| Data extract |
>> Begin

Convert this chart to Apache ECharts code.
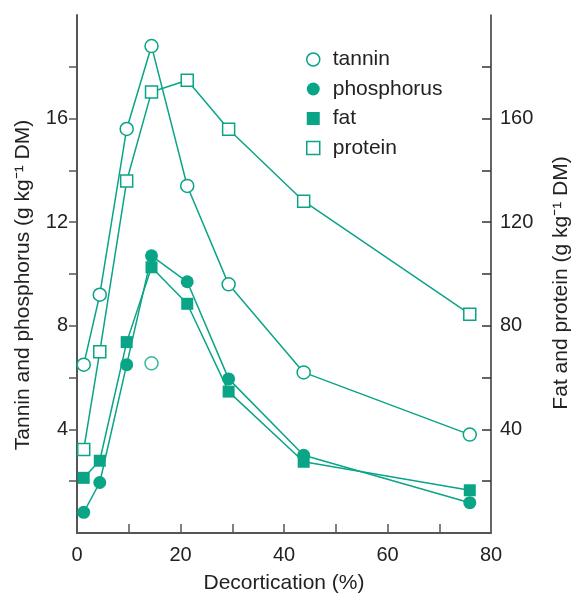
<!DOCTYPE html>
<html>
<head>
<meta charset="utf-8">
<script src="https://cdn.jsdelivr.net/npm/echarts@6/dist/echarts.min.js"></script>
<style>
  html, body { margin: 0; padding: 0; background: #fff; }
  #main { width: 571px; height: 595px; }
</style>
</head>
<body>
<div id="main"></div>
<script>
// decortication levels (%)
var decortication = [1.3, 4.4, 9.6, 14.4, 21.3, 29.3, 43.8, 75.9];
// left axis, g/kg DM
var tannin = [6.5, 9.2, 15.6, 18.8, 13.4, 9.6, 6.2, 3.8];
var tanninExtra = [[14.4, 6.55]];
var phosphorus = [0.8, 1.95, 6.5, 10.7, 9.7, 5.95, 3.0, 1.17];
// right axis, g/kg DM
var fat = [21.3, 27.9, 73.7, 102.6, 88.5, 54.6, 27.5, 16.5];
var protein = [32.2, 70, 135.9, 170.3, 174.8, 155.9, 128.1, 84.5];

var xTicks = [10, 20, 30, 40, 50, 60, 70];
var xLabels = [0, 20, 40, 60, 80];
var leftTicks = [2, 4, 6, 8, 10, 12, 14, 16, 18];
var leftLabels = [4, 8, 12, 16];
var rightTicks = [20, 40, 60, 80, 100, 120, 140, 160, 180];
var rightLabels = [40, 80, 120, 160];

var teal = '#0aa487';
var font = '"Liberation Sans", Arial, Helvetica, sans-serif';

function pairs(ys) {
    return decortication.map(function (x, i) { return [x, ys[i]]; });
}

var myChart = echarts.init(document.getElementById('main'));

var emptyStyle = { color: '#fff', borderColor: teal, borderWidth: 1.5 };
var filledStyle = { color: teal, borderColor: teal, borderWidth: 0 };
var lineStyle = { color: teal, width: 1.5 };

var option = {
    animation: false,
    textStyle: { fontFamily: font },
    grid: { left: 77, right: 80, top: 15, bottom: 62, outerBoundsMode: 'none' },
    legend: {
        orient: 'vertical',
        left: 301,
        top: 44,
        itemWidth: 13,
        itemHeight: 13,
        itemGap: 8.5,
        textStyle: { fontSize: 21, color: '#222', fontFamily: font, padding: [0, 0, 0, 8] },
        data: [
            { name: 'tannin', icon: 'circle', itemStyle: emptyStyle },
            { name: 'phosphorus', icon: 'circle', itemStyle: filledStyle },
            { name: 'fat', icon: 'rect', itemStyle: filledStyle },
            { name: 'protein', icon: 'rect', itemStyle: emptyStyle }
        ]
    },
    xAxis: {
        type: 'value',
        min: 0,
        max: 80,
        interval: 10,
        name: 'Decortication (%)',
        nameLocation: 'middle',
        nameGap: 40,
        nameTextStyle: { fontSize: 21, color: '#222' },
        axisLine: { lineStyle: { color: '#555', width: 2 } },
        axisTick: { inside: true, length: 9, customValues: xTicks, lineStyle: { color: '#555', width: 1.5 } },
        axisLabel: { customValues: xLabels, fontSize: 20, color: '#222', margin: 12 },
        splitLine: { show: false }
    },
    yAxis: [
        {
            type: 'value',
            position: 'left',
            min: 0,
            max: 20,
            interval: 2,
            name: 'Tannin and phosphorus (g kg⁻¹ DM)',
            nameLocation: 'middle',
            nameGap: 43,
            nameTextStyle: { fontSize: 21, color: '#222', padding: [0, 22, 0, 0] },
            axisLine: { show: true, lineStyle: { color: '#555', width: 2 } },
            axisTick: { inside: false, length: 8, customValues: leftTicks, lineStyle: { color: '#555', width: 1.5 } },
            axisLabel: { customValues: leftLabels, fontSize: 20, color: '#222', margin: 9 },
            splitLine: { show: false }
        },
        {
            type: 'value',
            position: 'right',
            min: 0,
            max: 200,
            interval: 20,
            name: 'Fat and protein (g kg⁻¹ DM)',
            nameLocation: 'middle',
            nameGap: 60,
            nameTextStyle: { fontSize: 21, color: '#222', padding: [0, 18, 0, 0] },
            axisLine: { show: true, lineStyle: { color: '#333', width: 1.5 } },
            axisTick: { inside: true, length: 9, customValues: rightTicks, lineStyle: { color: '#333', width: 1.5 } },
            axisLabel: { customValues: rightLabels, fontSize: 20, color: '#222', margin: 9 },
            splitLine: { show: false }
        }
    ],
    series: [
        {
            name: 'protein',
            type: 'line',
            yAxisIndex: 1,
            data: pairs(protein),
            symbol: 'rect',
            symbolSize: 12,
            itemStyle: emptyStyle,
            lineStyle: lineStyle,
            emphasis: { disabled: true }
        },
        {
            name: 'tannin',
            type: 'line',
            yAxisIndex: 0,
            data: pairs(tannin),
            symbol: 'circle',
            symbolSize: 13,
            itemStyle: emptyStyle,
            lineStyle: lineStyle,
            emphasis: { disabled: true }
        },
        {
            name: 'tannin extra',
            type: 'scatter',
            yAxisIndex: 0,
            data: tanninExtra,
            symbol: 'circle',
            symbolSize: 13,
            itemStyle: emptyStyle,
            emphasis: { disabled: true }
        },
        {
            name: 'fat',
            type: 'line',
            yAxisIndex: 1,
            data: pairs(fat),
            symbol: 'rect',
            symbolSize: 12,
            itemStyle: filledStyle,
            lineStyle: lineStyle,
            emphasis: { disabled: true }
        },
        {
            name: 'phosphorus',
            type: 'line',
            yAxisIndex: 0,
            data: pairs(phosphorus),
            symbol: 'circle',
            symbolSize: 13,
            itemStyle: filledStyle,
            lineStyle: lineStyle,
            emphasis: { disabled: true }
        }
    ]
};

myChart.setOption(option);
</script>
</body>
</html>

>> End

Transcribe exactly, with no pictures, the lines running from the first line of the material through the line holding "teal, width: 1.5".

| Answer in full |
Convert this chart to Apache ECharts code.
<!DOCTYPE html>
<html>
<head>
<meta charset="utf-8">
<script src="https://cdn.jsdelivr.net/npm/echarts@6/dist/echarts.min.js"></script>
<style>
  html, body { margin: 0; padding: 0; background: #fff; }
  #main { width: 571px; height: 595px; }
</style>
</head>
<body>
<div id="main"></div>
<script>
// decortication levels (%)
var decortication = [1.3, 4.4, 9.6, 14.4, 21.3, 29.3, 43.8, 75.9];
// left axis, g/kg DM
var tannin = [6.5, 9.2, 15.6, 18.8, 13.4, 9.6, 6.2, 3.8];
var tanninExtra = [[14.4, 6.55]];
var phosphorus = [0.8, 1.95, 6.5, 10.7, 9.7, 5.95, 3.0, 1.17];
// right axis, g/kg DM
var fat = [21.3, 27.9, 73.7, 102.6, 88.5, 54.6, 27.5, 16.5];
var protein = [32.2, 70, 135.9, 170.3, 174.8, 155.9, 128.1, 84.5];

var xTicks = [10, 20, 30, 40, 50, 60, 70];
var xLabels = [0, 20, 40, 60, 80];
var leftTicks = [2, 4, 6, 8, 10, 12, 14, 16, 18];
var leftLabels = [4, 8, 12, 16];
var rightTicks = [20, 40, 60, 80, 100, 120, 140, 160, 180];
var rightLabels = [40, 80, 120, 160];

var teal = '#0aa487';
var font = '"Liberation Sans", Arial, Helvetica, sans-serif';

function pairs(ys) {
    return decortication.map(function (x, i) { return [x, ys[i]]; });
}

var myChart = echarts.init(document.getElementById('main'));

var emptyStyle = { color: '#fff', borderColor: teal, borderWidth: 1.5 };
var filledStyle = { color: teal, borderColor: teal, borderWidth: 0 };
var lineStyle = { color: teal, width: 1.5 };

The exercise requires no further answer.